Issue 2: Many advanced threats don’t appear in alerts.
Even when you can successfully identify, analyze, and act on an alert, you must also account for the threats that you can’t see. Ransomware, for example, clearly announces itself, but the process for other crimeware (and especially for stealthy state-sponsored threats) isn’t as obvious.
Sophisticated threat actors who can easily go undetected are on the rise. According to the Council on Foreign Relations (CFR), state-sponsored attacks have increased 122% from 2014 to 2018, and attackers have found ways to evade detection by hiding in encrypted traffic, which the Electronic Frontier Foundation now says comprises more than half of total traffic on the Web. These cybercriminals leverage SSL tunnels to sneak malware into the corporate network, hide commands, control traffic, and exfiltrate data.
Even achieving alert triage perfection won’t make detection and response capabilities truly world-class because attackers will always find ways to adapt to new detection tools and methods. This is forcing security teams to actively hunt for threats, rather than merely gathering (and then clearing) alerts.
Issue 3: Automation and machine learning tools have limits.
To create alert playbooks, some security teams lean on security orchestration, automation, and response (SOAR) technology. But too often, they buy these tools without understanding the prerequisites or even the reasoning behind their implementation. I’ve seen a security leader authorize the purchase of a SOAR tool to avoid coding a playbook, only to discover that the first task after implementation was to define his playbook in the tool via Python.
Furthermore, many detection technologies produce a litany of false positives and fail to completely cover monitored assets. I’ve worked with several security professionals who have grown frustrated with new anomaly-based systems that produce vague and untraceable warnings. In some cases, machine learning (ML)-based systems have actually produced more false positives than legacy tools do.
While security teams increasingly rely on ML technology to solve alert problems, I’ve also seen many reports that ML-produced alerts can be more difficult to confirm in real security operations, as they often lack transparency and context. For instance, an ML tool may spot a behavioral outlier, but it’s unclear what the client should do next, where it should look, or who it should ask.

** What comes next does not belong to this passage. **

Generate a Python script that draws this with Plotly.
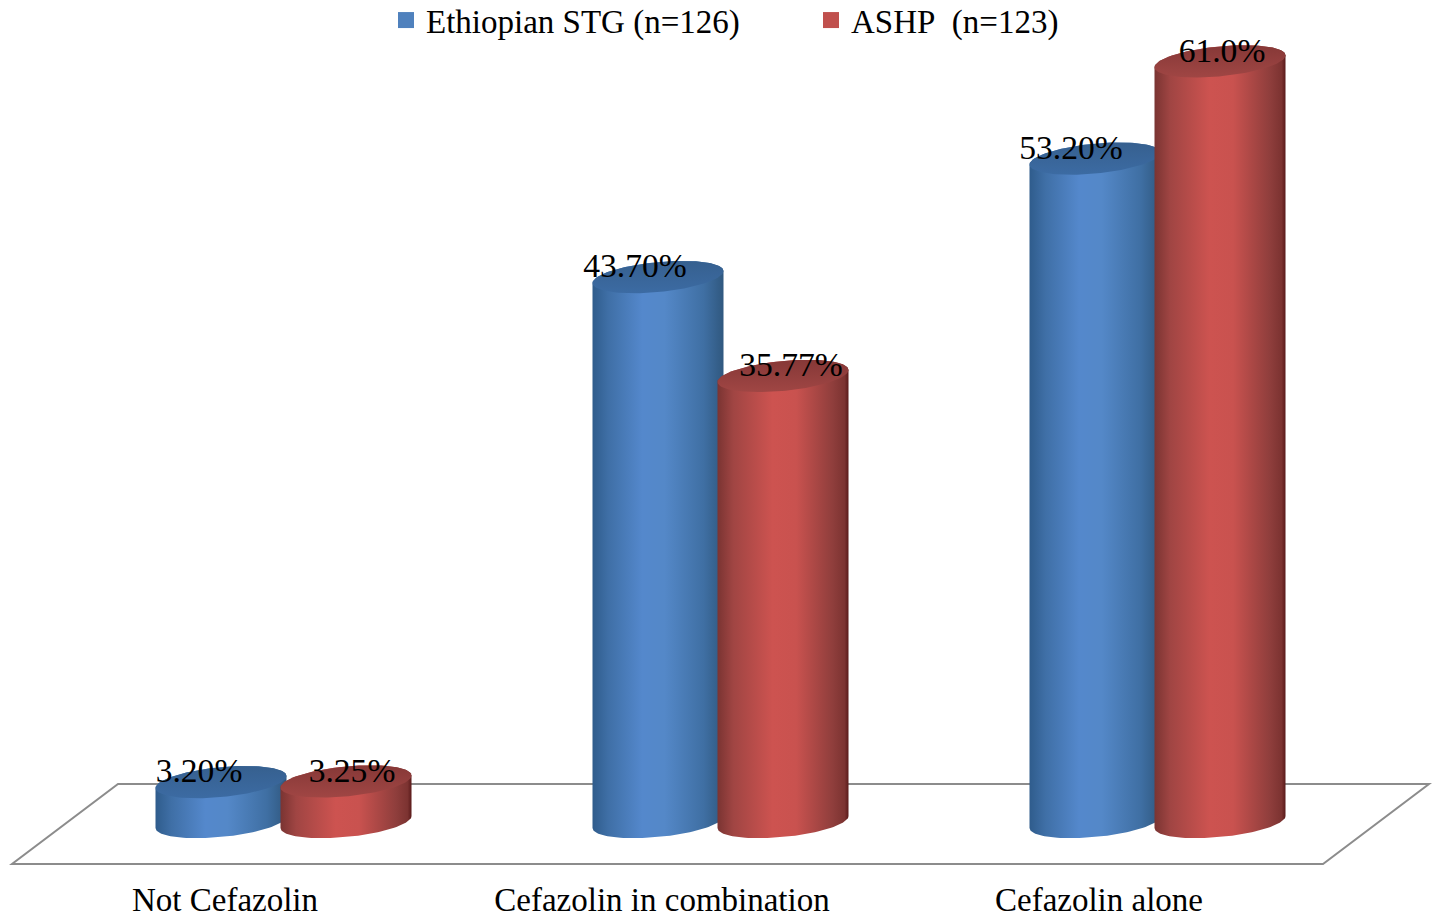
import numpy as np
import plotly.graph_objects as go

# ---- data ----
categories = ["Not Cefazolin", "Cefazolin in combination", "Cefazolin alone"]
series_names = ["Ethiopian STG (n=126)", "ASHP\u00a0 (n=123)"]
ethiopian_stg = [3.20, 43.70, 53.20]
ashp = [3.25, 35.77, 61.0]
ethiopian_labels = ["3.20%", "43.70%", "53.20%"]
ashp_labels = ["3.25%", "35.77%", "61.0%"]

# ---- page geometry ----
W, H = 1434, 915
PX_PER_UNIT_Y = 12.47
PX_PER_CAT = 437.0
BASE_PX = 822
CAT0_PX = 225
AXIS_PX = 877

def ux(px):
    return px / PX_PER_CAT

def uy(px):
    return px / PX_PER_UNIT_Y

xrange_ = [-CAT0_PX / PX_PER_CAT, (W - CAT0_PX) / PX_PER_CAT]
yrange_ = [-(AXIS_PX - BASE_PX) / PX_PER_UNIT_Y, BASE_PX / PX_PER_UNIT_Y]

# cylinder shape
HALF_W = ux(65.5)
CAP_B = uy(15)
CAP_TILT = uy(6)
OFFSETS = [ux(-4), ux(121)]
LABEL_DX = [[ux(-22), ux(-23), ux(-24)], [ux(6), ux(8), ux(2)]]
LABEL_DY = uy(8)

BODY_SCALES = [
    [[0, "#2f5c8c"], [0.12, "#3f6fa6"], [0.38, "#5488cc"], [0.55, "#5488c8"], [0.85, "#3f6fa3"], [1, "#30587f"]],
    [[0, "#7a3432"], [0.12, "#a04543"], [0.42, "#cd5350"], [0.6, "#c9524f"], [0.88, "#8f3e3c"], [0.97, "#7c3331"], [1, "#5a1a1a"]],
]
CAP_SCALES = [
    [[0, "#3c6ba3"], [1, "#36608f"]],
    [[0, "#a04644"], [1, "#863837"]],
]
SERIES_COLORS = ["#4f81bd", "#c0504d"]


def rim(cx, cy, t):
    """Tilted ellipse: the right end sits a little higher than the left end."""
    return cx + HALF_W * np.cos(t), cy + CAP_B * np.sin(t) + CAP_TILT * np.cos(t)


fig = go.Figure()

values = [ethiopian_stg, ashp]
labels = [ethiopian_labels, ashp_labels]

# the bars themselves (kept just inside the rounded outline drawn over them)
for s, name in enumerate(series_names):
    fig.add_trace(go.Bar(
        x=[i + OFFSETS[s] for i in range(len(categories))],
        y=values[s], width=2 * HALF_W * 0.9,
        marker=dict(color=SERIES_COLORS[s], line=dict(width=0)),
        showlegend=False, hoverinfo="skip",
    ))

# legend entries
for s, name in enumerate(series_names):
    fig.add_trace(go.Scatter(
        x=[None], y=[None], mode="markers", name=name,
        marker=dict(symbol="square", size=16, color=SERIES_COLORS[s]),
    ))

# cylinder shading derived from the same values
for s in range(2):
    for i, v in enumerate(values[s]):
        cx = i + OFFSETS[s]
        bx, by = rim(cx, 0, np.linspace(-np.pi, 0, 60))   # lower arc, left to right
        tx, ty = rim(cx, v, np.linspace(0, np.pi, 60))    # upper arc, right to left
        fig.add_trace(go.Scatter(
            x=np.concatenate([bx, tx]).tolist(),
            y=np.concatenate([by, ty]).tolist(),
            mode="lines", line=dict(width=0), fill="toself",
            fillgradient=dict(type="horizontal", colorscale=BODY_SCALES[s]),
            showlegend=False, hoverinfo="skip",
        ))
        ex, ey = rim(cx, v, np.linspace(0, 2 * np.pi, 120))
        fig.add_trace(go.Scatter(
            x=ex.tolist(), y=ey.tolist(),
            mode="lines", line=dict(width=0), fill="toself",
            fillgradient=dict(type="vertical", colorscale=CAP_SCALES[s]),
            showlegend=False, hoverinfo="skip",
        ))

# data labels
for s in range(2):
    fig.add_trace(go.Scatter(
        x=[i + OFFSETS[s] + LABEL_DX[s][i] for i in range(len(categories))],
        y=[v + LABEL_DY for v in values[s]],
        text=labels[s], mode="text", textposition="middle center",
        textfont=dict(family="Liberation Serif", size=33.6, color="#000000"),
        showlegend=False, hoverinfo="skip", cliponaxis=False,
    ))

# floor
floor_x = [ux(12 - CAT0_PX), ux(1323 - CAT0_PX), ux(1429 - CAT0_PX), ux(118 - CAT0_PX)]
floor_y = [uy(BASE_PX - 864), uy(BASE_PX - 864), uy(BASE_PX - 784), uy(BASE_PX - 784)]
path = "M " + " L ".join(f"{a},{b}" for a, b in zip(floor_x, floor_y)) + " Z"
fig.add_shape(type="path", path=path, xref="x", yref="y", layer="below",
              line=dict(color="#8c8c8c", width=2), fillcolor="rgba(0,0,0,0)")

fig.update_layout(
    width=W, height=H, paper_bgcolor="white", plot_bgcolor="white",
    margin=dict(l=0, r=0, t=0, b=H - AXIS_PX, autoexpand=False),
    barmode="overlay", bargap=0,
    font=dict(family="Liberation Serif", color="#000000"),
    xaxis=dict(range=xrange_, tickmode="array", tickvals=list(range(len(categories))),
               ticktext=categories, showgrid=False, zeroline=False, showline=False,
               ticks="", tickfont=dict(family="Liberation Serif", size=33)),
    yaxis=dict(range=yrange_, visible=False, showgrid=False, zeroline=False),
    legend=dict(orientation="h", x=386 / W, xanchor="left", y=1.009, yanchor="top",
                font=dict(family="Liberation Serif", size=33),
                entrywidth=380, entrywidthmode="pixels", itemwidth=30,
                bgcolor="rgba(0,0,0,0)", borderwidth=0),
    showlegend=True,
)

fig.write_html("out.html", config={"displayModeBar": False},
               post_script="document.body.style.margin='0';")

Issue 4: If not robots, then what?
“Security is a process, not a product.” This quote from Bruce Schneier still stands. In theory, the solution is simple: Hire a small but skilled security team to define, refine, and implement mature alert response processes and customize tools and workflows to address alert overload. But in practice, the cost of assembling an expert team makes this option less feasible for many organizations. What we need is a combination of human brains confirming the alerts that are prepared by the machines in a way that’s optimal for human decision.
To put this into practice, security teams should apply business context to alerts (such as the implications of an alert’s severity), conduct alert triage steps outside of IT, and address the alerts presented by the system. Otherwise, you run the risk of missing important alerts and becoming the next massive data breach to dominate headlines.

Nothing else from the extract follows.